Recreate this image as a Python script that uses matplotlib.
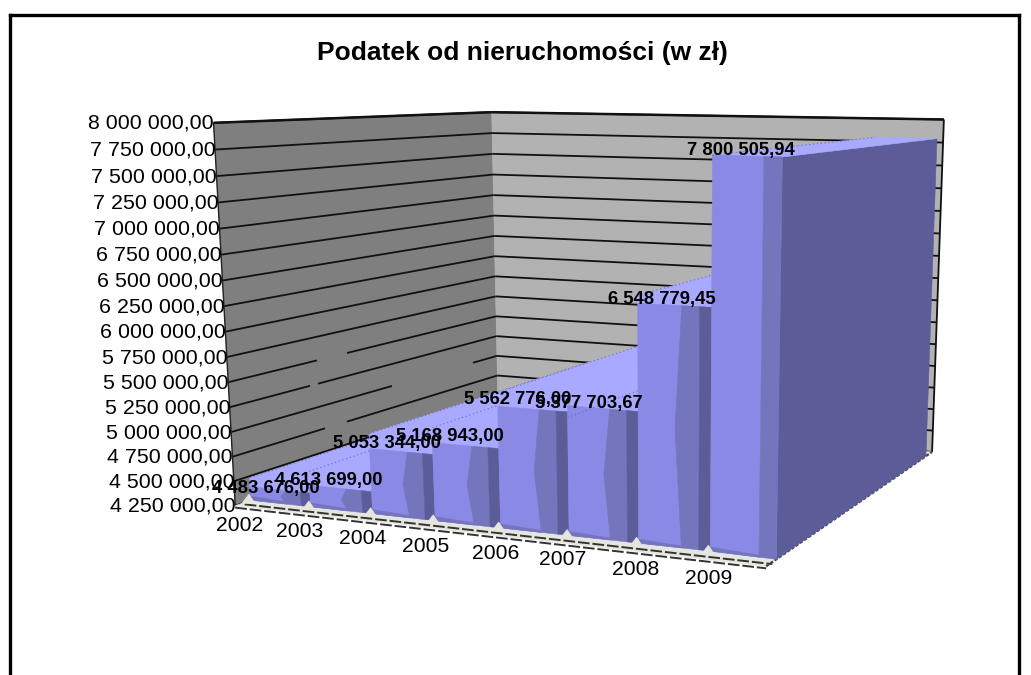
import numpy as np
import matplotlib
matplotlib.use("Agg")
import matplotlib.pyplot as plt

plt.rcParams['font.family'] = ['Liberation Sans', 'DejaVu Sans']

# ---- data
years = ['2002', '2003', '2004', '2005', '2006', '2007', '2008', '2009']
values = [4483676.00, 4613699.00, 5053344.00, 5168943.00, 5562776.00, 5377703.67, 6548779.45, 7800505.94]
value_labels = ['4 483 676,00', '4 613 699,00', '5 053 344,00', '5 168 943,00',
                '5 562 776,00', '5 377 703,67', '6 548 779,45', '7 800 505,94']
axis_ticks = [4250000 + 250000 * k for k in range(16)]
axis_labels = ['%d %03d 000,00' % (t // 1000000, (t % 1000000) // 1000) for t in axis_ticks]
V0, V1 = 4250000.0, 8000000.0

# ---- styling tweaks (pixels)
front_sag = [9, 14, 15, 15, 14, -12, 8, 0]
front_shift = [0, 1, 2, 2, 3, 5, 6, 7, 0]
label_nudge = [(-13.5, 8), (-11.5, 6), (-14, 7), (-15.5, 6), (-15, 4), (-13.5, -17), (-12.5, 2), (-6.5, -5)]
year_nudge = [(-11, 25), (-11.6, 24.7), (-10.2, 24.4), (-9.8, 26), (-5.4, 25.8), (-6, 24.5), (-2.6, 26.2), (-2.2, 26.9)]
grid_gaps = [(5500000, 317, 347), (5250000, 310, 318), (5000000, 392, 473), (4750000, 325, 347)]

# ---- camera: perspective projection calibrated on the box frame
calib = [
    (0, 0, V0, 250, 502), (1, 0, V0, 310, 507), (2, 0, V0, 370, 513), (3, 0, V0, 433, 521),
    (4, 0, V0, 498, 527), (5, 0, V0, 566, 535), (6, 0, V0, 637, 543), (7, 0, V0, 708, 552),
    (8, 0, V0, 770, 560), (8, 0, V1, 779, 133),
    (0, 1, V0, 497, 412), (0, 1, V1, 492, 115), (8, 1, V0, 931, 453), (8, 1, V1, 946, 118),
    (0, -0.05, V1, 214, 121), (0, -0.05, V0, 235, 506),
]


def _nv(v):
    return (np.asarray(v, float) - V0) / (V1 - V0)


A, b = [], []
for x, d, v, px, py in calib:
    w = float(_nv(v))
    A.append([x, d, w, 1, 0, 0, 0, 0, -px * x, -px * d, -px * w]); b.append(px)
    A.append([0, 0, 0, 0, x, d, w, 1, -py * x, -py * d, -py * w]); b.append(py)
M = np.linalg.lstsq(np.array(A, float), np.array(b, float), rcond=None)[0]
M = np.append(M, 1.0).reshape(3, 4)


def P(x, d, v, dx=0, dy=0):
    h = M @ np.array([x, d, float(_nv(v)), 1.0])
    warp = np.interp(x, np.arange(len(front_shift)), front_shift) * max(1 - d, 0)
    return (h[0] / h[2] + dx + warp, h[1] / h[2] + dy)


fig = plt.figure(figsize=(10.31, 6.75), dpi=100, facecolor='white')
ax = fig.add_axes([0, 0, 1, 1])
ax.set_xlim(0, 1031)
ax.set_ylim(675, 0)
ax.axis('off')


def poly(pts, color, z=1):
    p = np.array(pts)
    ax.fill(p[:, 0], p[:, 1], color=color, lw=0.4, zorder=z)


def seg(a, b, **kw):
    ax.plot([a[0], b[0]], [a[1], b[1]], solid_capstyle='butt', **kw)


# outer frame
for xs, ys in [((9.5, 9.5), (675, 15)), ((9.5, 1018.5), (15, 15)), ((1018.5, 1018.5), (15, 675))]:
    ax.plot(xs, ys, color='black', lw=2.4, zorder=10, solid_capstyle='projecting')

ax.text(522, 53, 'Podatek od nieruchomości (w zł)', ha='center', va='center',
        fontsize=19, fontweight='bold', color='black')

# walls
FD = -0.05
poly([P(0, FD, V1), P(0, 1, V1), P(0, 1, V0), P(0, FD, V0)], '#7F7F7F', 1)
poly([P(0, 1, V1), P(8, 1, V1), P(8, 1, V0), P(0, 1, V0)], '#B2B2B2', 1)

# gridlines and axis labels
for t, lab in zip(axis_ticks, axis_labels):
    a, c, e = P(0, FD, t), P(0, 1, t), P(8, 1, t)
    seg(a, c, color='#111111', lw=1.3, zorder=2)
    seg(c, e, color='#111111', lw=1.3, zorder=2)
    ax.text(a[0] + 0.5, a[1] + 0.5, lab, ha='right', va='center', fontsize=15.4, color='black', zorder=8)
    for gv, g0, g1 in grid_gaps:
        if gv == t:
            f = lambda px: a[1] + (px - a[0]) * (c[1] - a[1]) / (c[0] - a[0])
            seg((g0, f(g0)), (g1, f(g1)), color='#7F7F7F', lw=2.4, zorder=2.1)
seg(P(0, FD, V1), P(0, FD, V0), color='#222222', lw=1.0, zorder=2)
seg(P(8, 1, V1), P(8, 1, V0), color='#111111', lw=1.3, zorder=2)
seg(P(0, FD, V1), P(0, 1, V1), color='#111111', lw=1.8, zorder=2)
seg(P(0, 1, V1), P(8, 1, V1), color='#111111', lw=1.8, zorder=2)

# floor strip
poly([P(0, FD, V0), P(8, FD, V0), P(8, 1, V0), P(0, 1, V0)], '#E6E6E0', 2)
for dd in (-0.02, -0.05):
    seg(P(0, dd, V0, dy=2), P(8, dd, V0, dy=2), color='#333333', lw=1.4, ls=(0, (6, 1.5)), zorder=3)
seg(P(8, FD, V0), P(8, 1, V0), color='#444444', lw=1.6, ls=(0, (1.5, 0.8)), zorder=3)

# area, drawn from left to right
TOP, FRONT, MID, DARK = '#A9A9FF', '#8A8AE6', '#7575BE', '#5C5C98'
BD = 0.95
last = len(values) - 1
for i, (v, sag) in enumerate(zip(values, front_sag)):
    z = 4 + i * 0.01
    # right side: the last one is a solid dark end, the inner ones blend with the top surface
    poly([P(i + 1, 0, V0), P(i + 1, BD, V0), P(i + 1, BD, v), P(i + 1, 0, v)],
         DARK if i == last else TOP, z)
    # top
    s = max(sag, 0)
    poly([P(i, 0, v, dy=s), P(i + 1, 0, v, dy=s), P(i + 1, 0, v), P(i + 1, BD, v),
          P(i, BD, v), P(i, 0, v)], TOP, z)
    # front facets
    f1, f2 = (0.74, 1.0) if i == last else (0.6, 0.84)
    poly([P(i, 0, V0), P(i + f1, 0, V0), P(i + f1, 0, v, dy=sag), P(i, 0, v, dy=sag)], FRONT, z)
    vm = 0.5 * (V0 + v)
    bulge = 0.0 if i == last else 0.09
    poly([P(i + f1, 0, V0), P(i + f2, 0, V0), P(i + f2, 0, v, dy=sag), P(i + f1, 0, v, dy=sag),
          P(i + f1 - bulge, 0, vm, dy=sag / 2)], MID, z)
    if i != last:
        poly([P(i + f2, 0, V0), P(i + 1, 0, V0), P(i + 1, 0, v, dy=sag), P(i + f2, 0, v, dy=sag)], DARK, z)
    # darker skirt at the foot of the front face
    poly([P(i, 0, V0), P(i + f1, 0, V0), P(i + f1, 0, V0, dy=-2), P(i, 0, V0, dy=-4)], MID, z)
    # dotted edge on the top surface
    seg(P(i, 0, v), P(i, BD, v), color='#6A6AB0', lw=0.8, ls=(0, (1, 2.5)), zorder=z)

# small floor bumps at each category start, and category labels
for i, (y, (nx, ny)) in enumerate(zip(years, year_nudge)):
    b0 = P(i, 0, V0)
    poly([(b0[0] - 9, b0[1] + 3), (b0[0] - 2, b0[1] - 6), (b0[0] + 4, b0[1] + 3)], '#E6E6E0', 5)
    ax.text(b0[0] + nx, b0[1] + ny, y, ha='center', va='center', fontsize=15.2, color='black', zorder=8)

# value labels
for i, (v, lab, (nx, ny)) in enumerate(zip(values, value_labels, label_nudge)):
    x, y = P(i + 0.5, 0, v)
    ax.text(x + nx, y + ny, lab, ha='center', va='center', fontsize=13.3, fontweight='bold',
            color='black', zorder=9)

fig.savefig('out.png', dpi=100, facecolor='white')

━━━━━━━━━━━━━━━━━━━━━━━━━━━━━━

Task objective: Repeat exactly and only the lines from the start of the data above through the line that holds "return (np.asarray(v, float)", inclusive. Pictures do not belong in the copy.

Completed task:
Recreate this image as a Python script that uses matplotlib.
import numpy as np
import matplotlib
matplotlib.use("Agg")
import matplotlib.pyplot as plt

plt.rcParams['font.family'] = ['Liberation Sans', 'DejaVu Sans']

# ---- data
years = ['2002', '2003', '2004', '2005', '2006', '2007', '2008', '2009']
values = [4483676.00, 4613699.00, 5053344.00, 5168943.00, 5562776.00, 5377703.67, 6548779.45, 7800505.94]
value_labels = ['4 483 676,00', '4 613 699,00', '5 053 344,00', '5 168 943,00',
                '5 562 776,00', '5 377 703,67', '6 548 779,45', '7 800 505,94']
axis_ticks = [4250000 + 250000 * k for k in range(16)]
axis_labels = ['%d %03d 000,00' % (t // 1000000, (t % 1000000) // 1000) for t in axis_ticks]
V0, V1 = 4250000.0, 8000000.0

# ---- styling tweaks (pixels)
front_sag = [9, 14, 15, 15, 14, -12, 8, 0]
front_shift = [0, 1, 2, 2, 3, 5, 6, 7, 0]
label_nudge = [(-13.5, 8), (-11.5, 6), (-14, 7), (-15.5, 6), (-15, 4), (-13.5, -17), (-12.5, 2), (-6.5, -5)]
year_nudge = [(-11, 25), (-11.6, 24.7), (-10.2, 24.4), (-9.8, 26), (-5.4, 25.8), (-6, 24.5), (-2.6, 26.2), (-2.2, 26.9)]
grid_gaps = [(5500000, 317, 347), (5250000, 310, 318), (5000000, 392, 473), (4750000, 325, 347)]

# ---- camera: perspective projection calibrated on the box frame
calib = [
    (0, 0, V0, 250, 502), (1, 0, V0, 310, 507), (2, 0, V0, 370, 513), (3, 0, V0, 433, 521),
    (4, 0, V0, 498, 527), (5, 0, V0, 566, 535), (6, 0, V0, 637, 543), (7, 0, V0, 708, 552),
    (8, 0, V0, 770, 560), (8, 0, V1, 779, 133),
    (0, 1, V0, 497, 412), (0, 1, V1, 492, 115), (8, 1, V0, 931, 453), (8, 1, V1, 946, 118),
    (0, -0.05, V1, 214, 121), (0, -0.05, V0, 235, 506),
]


def _nv(v):
    return (np.asarray(v, float) - V0) / (V1 - V0)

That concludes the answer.